Cuando entró en la tienda, Pierre dejó de tocar y, como habitualmente hacía, no respondió al saludo ni a las preguntas. Guillermo se sentó a su lado y, sin hablar más, entonó con el salterio la misma melodía que había escuchado al muchacho, aunque variando intencionadamente un par de notas. Al principio Pierre no dio señales de reaccionar y Guillermo repitió la melodía una y otra vez con el mismo error. De cuando en cuando, miraba disimuladamente al joven escudero comprobando si llamaba su atención, con la esperanza de que reaccionara ante unos fallos tan obvios. Al fin, Pierre, sin poderse contener, tomó su vihuela para entonar la melodía correctamente. Guillermo, disimulando una sonrisa, agradeció la enmienda y pulsó las cuerdas de su salterio, esta vez con un solo error. Sólo tuvo que insistir un par de veces y Pierre, que parecía incapaz de soportar tal estropicio, corrigió de nuevo. Al fin, el caballero lo hizo bien.
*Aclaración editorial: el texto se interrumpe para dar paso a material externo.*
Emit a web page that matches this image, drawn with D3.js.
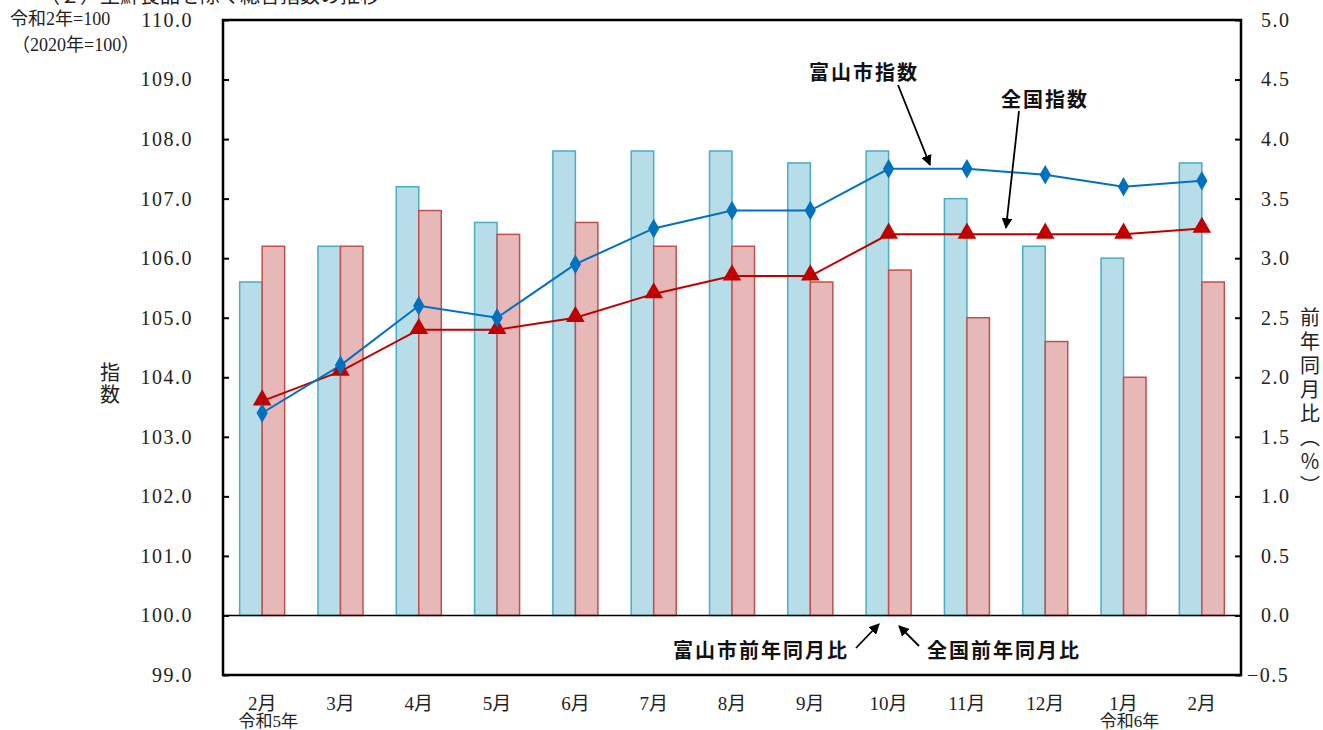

—Pierre, a ver si sabes tocar mi canción —y se puso a tañer el salterio.
El muchacho titubeó, pero Guillermo le iba tentando. Hacía sonar su instrumento y luego esperaba a que el chico tocara. No obtuvo respuesta en la mañana, pero insistió en la tarde. Salvar al muchacho se había convertido en un reto para el de Montmorency.
Al fin, después de mucho insistir, Pierre tomó de nuevo la vihuela y obtuvo la canción sin ningún error. Guillermo se mostró asombrado y le pidió que la repitiera. El chico obedeció y el caballero se puso a hacer un contrapunto. Al poco, ambos tañían en una bella armonía de músicas cruzadas. Era hermoso y una sonrisa de placer acudió a los labios de Pierre. Era la primera vez que le veía sonreír; su rostro se iluminó y, a pesar de su delgadez, el caballero se dijo que era un bello rapaz. Guillermo se felicitó pensando que el chico se comportaba cual potrillo que precisaba doma y cariño para hacer de él un buen caballo.
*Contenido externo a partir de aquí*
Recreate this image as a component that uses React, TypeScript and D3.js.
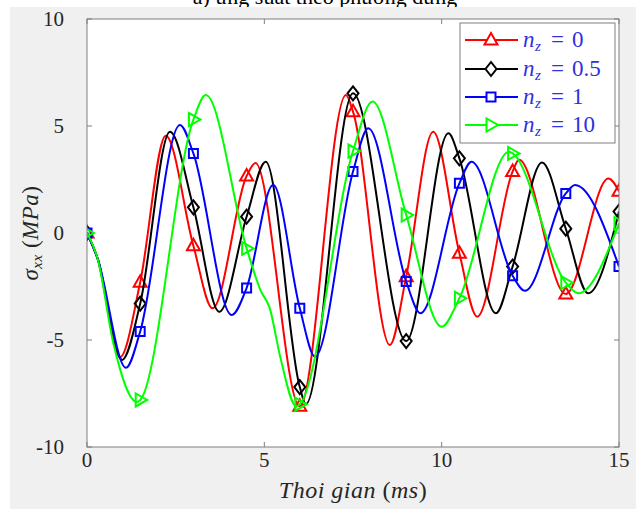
import React from "react";
import * as d3 from "d3";

// ---- Data (time in ms, stress in MPa) ----
const xTicks = [0, 5, 10, 15];
const yTicks = [-10, -5, 0, 5, 10];
const markerTimes = [0, 1.5, 3, 4.5, 6, 7.5, 9, 10.5, 12, 13.5, 15];

const seriesNames = ["0", "0.5", "1", "10"];
const seriesColors = ["#ff0000", "#000000", "#0000ff", "#00ff00"];
const seriesMarkers = ["tri-up", "diamond", "square", "tri-right"];

const redNz0: [number, number][] = [
  [0, 0], [0.3, -1.2], [0.93, -5.8], [1.5, -2.3], [2.22, 4.55], [3, -0.6], [3.54, -3.52],
  [4.5, 2.66], [4.75, 3.27], [6, -8.1], [7.3, 6.45], [7.5, 5.67], [8.54, -5.23], [9, -2.04],
  [9.76, 4.73], [10.5, -0.95], [11.0, -3.91], [12, 2.87], [12.18, 3.42], [13.5, -2.85],
  [14.7, 2.55], [15, 1.95],
];
const blackNz05: [number, number][] = [
  [0, 0], [0.3, -1.2], [0.99, -5.93], [1.5, -3.3], [2.34, 4.73], [3, 1.2], [3.73, -3.68],
  [4.5, 0.76], [5.04, 3.33], [6, -7.2], [6.17, -8.0], [7.5, 6.53], [9, -5.05], [10.19, 4.66],
  [10.5, 3.49], [11.53, -3.75], [12, -1.57], [12.83, 3.3], [13.5, 0.2], [14.13, -2.82], [15, 1.0],
];
const blueNz1: [number, number][] = [
  [0, 0], [0.3, -1.2], [1.1, -6.3], [1.5, -4.6], [2.62, 5.05], [3, 3.72], [4.08, -3.83],
  [4.5, -2.57], [5.25, 2.24], [6, -3.52], [6.43, -5.78], [7.5, 2.87], [7.93, 4.89], [9, -2.27],
  [9.4, -3.75], [10.5, 2.32], [10.84, 3.33], [12, -2.0], [12.35, -2.7], [13.5, 1.85],
  [13.76, 2.24], [15, -1.57],
];
const greenNz10: [number, number][] = [
  [0, 0], [0.3, -1.2], [0.75, -5.2], [1.41, -7.9], [1.5, -7.8], [3, 5.3], [3.35, 6.45],
  [4.5, -0.72], [4.9, -2.7], [5.15, -3.5], [5.45, -5.8], [5.9, -8.1], [6, -8.0], [7.5, 3.83],
  [8.05, 6.14], [9, 0.84], [10.0, -4.38], [10.5, -3.05], [11.9, 3.8], [12, 3.72],
  [13.5, -2.32], [13.85, -2.82], [15, 0.45],
];
const allSeries = [redNz0, blackNz05, blueNz1, greenNz10];

// ---- Layout ----
const W = 636;
const H = 509;
const plot = { left: 87, right: 619, top: 19, bottom: 447 };
const axisColor = "#7f7f7f";
const textColor = "#262626";
const legendBlue = "#3030e0";
const serif = "'Liberation Serif', 'DejaVu Serif', serif";

function markerPath(type: string): string {
  switch (type) {
    case "tri-up":
      return "M-6.5,4.5L6.5,4.5L0,-7Z";
    case "diamond":
      return "M0,-7L5.5,0L0,7L-5.5,0Z";
    case "square":
      return "M-4.5,-4.5L4.5,-4.5L4.5,4.5L-4.5,4.5Z";
    default:
      return "M-4.5,-6.5L-4.5,6.5L7,0Z";
  }
}

export default function App() {
  const x = d3.scaleLinear().domain([0, 15]).range([plot.left, plot.right]);
  const y = d3.scaleLinear().domain([-10, 10]).range([plot.bottom, plot.top]);
  const line = d3
    .line<[number, number]>()
    .x((d) => x(d[0]))
    .y((d) => y(d[1]))
    .curve(d3.curveMonotoneX);

  const legendX = 460;
  const legendY = 23;
  const legendRows = [40, 69, 97, 125];

  return (
    <svg
      width={W}
      height={H}
      style={{ position: "absolute", left: 0, top: 0, background: "#ffffff" }}
    >
      <text x={325} y={4} textAnchor="middle" fontFamily={serif} fontSize={22} fill="#000">
        a) ứng suất theo phương đứng
      </text>
      <rect x={10} y={7} width={W - 10} height={H - 7} fill="#f0f0f0" />
      <rect
        x={plot.left}
        y={plot.top}
        width={plot.right - plot.left}
        height={plot.bottom - plot.top}
        fill="#ffffff"
      />
      <defs>
        <clipPath id="plotClip">
          <rect
            x={plot.left}
            y={plot.top}
            width={plot.right - plot.left}
            height={plot.bottom - plot.top}
          />
        </clipPath>
      </defs>

      {/* ticks */}
      {xTicks.map((t) => (
        <g key={"xt" + t}>
          <line x1={x(t)} x2={x(t)} y1={plot.bottom} y2={plot.bottom - 5} stroke={axisColor} />
          <line x1={x(t)} x2={x(t)} y1={plot.top} y2={plot.top + 5} stroke={axisColor} />
          <text
            x={x(t)}
            y={467}
            textAnchor="middle"
            fontFamily={serif}
            fontSize={21}
            fill={textColor}
          >
            {t}
          </text>
        </g>
      ))}
      {yTicks.map((t) => (
        <g key={"yt" + t}>
          <line x1={plot.left} x2={plot.left + 5} y1={y(t)} y2={y(t)} stroke={axisColor} />
          <line x1={plot.right} x2={plot.right - 5} y1={y(t)} y2={y(t)} stroke={axisColor} />
          <text
            x={64}
            y={y(t) + 7}
            textAnchor="end"
            fontFamily={serif}
            fontSize={21}
            fill={textColor}
          >
            {t}
          </text>
        </g>
      ))}

      {/* curves */}
      <g clipPath="url(#plotClip)">
        {allSeries.map((s, i) => (
          <g key={"s" + i}>
            <path d={line(s) || ""} fill="none" stroke={seriesColors[i]} strokeWidth={2} />
            {s
              .filter((d) => markerTimes.some((m) => Math.abs(m - d[0]) < 1e-9))
              .map((d, j) => (
                <path
                  key={j}
                  d={markerPath(seriesMarkers[i])}
                  transform={`translate(${x(d[0])},${y(d[1])})`}
                  fill="none"
                  stroke={seriesColors[i]}
                  strokeWidth={2}
                />
              ))}
          </g>
        ))}
      </g>

      {/* axis box */}
      <rect
        x={plot.left}
        y={plot.top}
        width={plot.right - plot.left}
        height={plot.bottom - plot.top}
        fill="none"
        stroke={axisColor}
        strokeWidth={1}
      />

      {/* axis labels */}
      <text
        x={(plot.left + plot.right) / 2}
        y={498}
        textAnchor="middle"
        fontFamily={serif}
        fontSize={24}
        letterSpacing={0.5}
        fill={textColor}
      >
        <tspan fontStyle="italic">Thoi gian </tspan>
        <tspan>(</tspan>
        <tspan fontStyle="italic">ms</tspan>
        <tspan>)</tspan>
      </text>
      <text
        transform={`translate(38,${(plot.top + plot.bottom) / 2}) rotate(-90)`}
        textAnchor="middle"
        fontFamily={serif}
        fontSize={23}
        letterSpacing={0.5}
        fill={textColor}
      >
        <tspan fontStyle="italic">σ</tspan>
        <tspan fontStyle="italic" fontSize={15} dy={4}>
          xx
        </tspan>
        <tspan dy={-4}> (</tspan>
        <tspan fontStyle="italic">MPa</tspan>
        <tspan>)</tspan>
      </text>

      {/* legend */}
      <rect x={legendX} y={legendY} width={155} height={120} fill="#ffffff" stroke={axisColor} />
      {seriesNames.map((name, i) => (
        <g key={"lg" + i}>
          <line
            x1={465}
            x2={518}
            y1={legendRows[i]}
            y2={legendRows[i]}
            stroke={seriesColors[i]}
            strokeWidth={2}
          />
          <path
            d={markerPath(seriesMarkers[i])}
            transform={`translate(491,${legendRows[i]})`}
            fill="#ffffff"
            stroke={seriesColors[i]}
            strokeWidth={2}
          />
          <text fontFamily={serif} fill={legendBlue}>
            <tspan x={523} y={legendRows[i] + 7} fontStyle="italic" fontSize={23}>
              n
            </tspan>
            <tspan x={535} y={legendRows[i] + 11} fontStyle="italic" fontSize={15}>
              z
            </tspan>
            <tspan x={551} y={legendRows[i] + 7} fontSize={23}>
              =
            </tspan>
            <tspan x={572} y={legendRows[i] + 7} fontSize={23}>
              {name}
            </tspan>
          </text>
        </g>
      ))}
    </svg>
  );
}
Cuando fui capaz de entender aquel gran desastre, quise morir, desaparecer, no sólo como Dama Ruiseñor, sino físicamente. No tenía apetito y las imágenes de mis seres queridos acudían una y otra vez a mi pensamiento. También la de Hugo, al que creía perdido para siempre.
El caballero que me salvó de los ribaldos se enfurecía con mi silencio y al principio me golpeaba, pero luego empezó a hablarme dulcemente y parecía preocupado. No sé cuánto tiempo estuve sin comer. Me sentía débil y sólo obtenía placer en mis recuerdos. Por eso no pude evitar tocar en aquella vihuela que encontré en la tienda la Canción del Ruiseñor. Y me sorprendí cuando ese hombre vino con un salterio e intentó torpemente interpretarla. No podía soportar que mi canción sonara tan mal, así que tuve que corregirle. Después, él tocó una suya y yo no quise seguirle, pero insistió una y otra vez, mañana y tarde. Al fin, terminé haciéndolo y él se puso a acompañarme en contrapunto.